At any one time hundreds of thousands of us are cocooned in pressurised cabins scything through the cold upper reaches of the troposphere. Soon enough, this figure will rise to a million: a million passengers, flown safely, if not always comfortably, across countries and continents, and with little call for comment.
Before engines could lift heavier-than-air machines convincingly off the ground, any attempt at flight had been dangerous, and yet for hundreds of years, adventurers strapped wings to their arms, and leapt off hilltops and towers in the vain hope of flying. Even when a part of the science of flight had been understood, men like Otto Lilienthal, a 19th Century German pioneer who experimented with gliders, were doomed, their contraptions too heavy and too unresponsive to allow their brave pilots to chase birds or even to get much above ground.
Sacrifices were made in great numbers in the early days of powered flight. Aeroplanes suffered a catalogue of catastrophic construction and engineering failures compounded by bad weather and pilot error. These tragedies were part of a long and fraught process that helped make flying as safe as it is today.

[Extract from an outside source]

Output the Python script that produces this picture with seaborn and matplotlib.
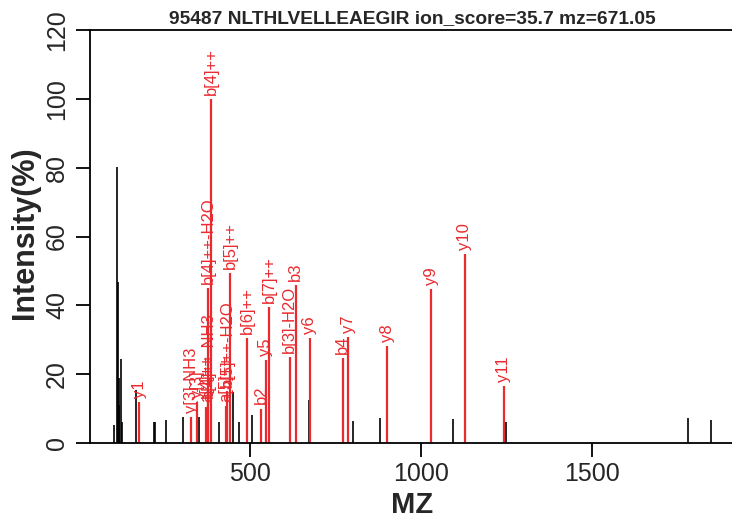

Today, the Rolls-Royce logo on the engines of an airliner is taken as a guarantee of smooth-spinning and reliable power; yet, 32-year-old Charles Rolls himself was killed at Bournemouth in July 1910 when the tail of his Wright Flyer fell off. He was the first to die in a British air accident. Roy Chadwick, the designer who gave us the legendary Rolls-Royce Merlin-powered Lancaster and the striking Vulcan V-bomber died in August 1947 when his prototype Avro Tudor airliner crashed in the Lake District, the result of a maintenance error.
Chadwick crashed and died at the very time a new post-war aviation industry was taking flight. Before the Second World War, civil aviation was strictly the realm of the wealthy, adventurers, government officials and lucky journalists. Airliners had been small, if charmingly fitted out at their best like first class ship’s cabins or Pullman railway carriages. Now, the industry was to expand rapidly, its future looking towards carrying untold numbers of passengers and prodigious amounts of freight worldwide. This new chapter was to be told by jet airliners, by those who designed and tested them, and those fare-paying passengers who took to the air in these new and unproven machines.